I started to play with the autograd function in PyTorch, and wrote the following simple example:

import numpy as np
import torch
dat = np.array([[1. + 2.j, 3. + 4.j], [5. + 6.j, 7. + 8.j]], dtype=np.complex)
x = torch.tensor(dat, requires_grad=True)
y = 2.0 * x**2
extern_grad = torch.tensor(np.ones_like(dat))
y.backward(gradient=extern_grad)
print(4 * dat)
print(x.grad)

The print results show that the pre-computed gradient (4 * dat) is the conjugate of the autograd (x.grad). However, I expect that they should be identical.
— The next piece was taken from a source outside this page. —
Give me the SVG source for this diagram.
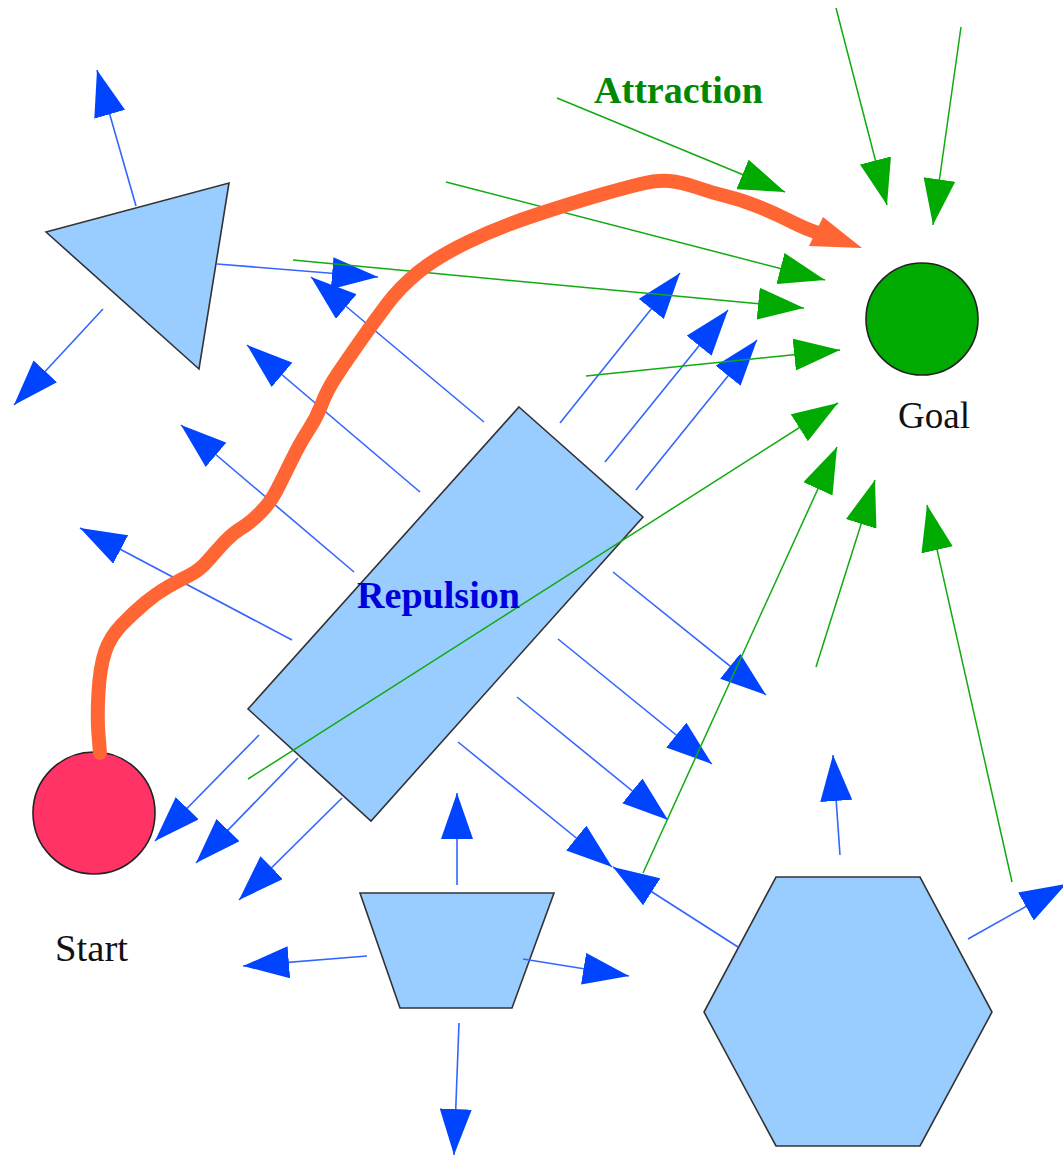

Does the way how I used autograd contain some errors?

In PyTorch 1.6.0, I get identical results for both gradient calculations. In latest PyTorch version (1.10.0) though, I get what you got. It is because autograd calculates Wirtinger derivatives.

[Edit: The link that y cahit posted looks like a good explanation.]

I believe that this behavior is by design.

I’m foggy on the details, but I think that this choice is driven by how
you want gradient descent to work with gradients of (real-valued)
losses with respect to complex parameters.

The best (but imperfect) discussion I know of is this github issue:

Perhaps @albanD has some updated information or perhaps a link
to more expository documentation.

That discussion is indeed pretty accurate.
And indeed the main motivation is for the optimizer to be able to be re-used with p = p - lr * grad where lr is real will move you in the right direction.